AIM OF THE EXERCISE - Wherever a line in the data below holds "this", copy that line.

* start RECORDS SHOWN *

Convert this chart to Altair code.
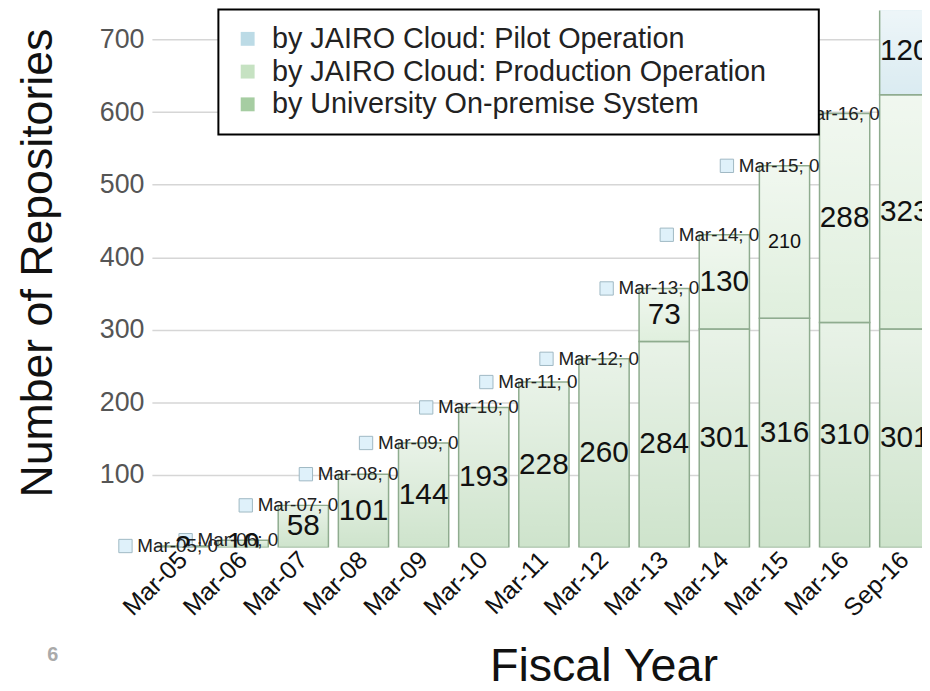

* end RECORDS SHOWN *
* start RECORDS SHOWN *

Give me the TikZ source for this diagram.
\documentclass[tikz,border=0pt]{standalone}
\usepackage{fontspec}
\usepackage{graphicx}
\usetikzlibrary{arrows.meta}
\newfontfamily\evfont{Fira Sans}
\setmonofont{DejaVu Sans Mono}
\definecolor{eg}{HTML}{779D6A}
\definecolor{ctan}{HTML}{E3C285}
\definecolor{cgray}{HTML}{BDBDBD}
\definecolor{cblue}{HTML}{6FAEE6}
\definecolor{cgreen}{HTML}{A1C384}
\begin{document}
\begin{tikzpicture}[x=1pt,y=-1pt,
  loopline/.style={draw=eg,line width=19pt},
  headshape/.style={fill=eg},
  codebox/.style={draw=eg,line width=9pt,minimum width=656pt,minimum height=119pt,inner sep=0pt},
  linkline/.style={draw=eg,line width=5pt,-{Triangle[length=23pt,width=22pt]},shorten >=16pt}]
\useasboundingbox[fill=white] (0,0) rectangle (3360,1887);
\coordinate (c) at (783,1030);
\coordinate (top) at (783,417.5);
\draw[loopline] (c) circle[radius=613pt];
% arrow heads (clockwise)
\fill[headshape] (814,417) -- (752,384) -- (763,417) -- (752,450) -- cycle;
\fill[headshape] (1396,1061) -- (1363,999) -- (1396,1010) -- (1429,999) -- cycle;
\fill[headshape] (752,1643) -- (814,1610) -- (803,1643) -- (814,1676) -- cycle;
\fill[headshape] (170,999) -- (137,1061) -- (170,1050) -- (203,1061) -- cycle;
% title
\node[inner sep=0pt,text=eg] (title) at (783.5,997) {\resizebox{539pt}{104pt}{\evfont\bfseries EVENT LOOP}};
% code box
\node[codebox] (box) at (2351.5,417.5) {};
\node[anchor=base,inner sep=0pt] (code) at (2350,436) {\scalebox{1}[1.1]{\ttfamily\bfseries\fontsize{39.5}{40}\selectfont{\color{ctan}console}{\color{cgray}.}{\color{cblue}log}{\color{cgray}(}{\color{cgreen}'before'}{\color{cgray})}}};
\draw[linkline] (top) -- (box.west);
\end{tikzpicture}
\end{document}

* end RECORDS SHOWN *

EXERCISE RESULT -
Convert this chart to Altair code.
Give me the TikZ source for this diagram.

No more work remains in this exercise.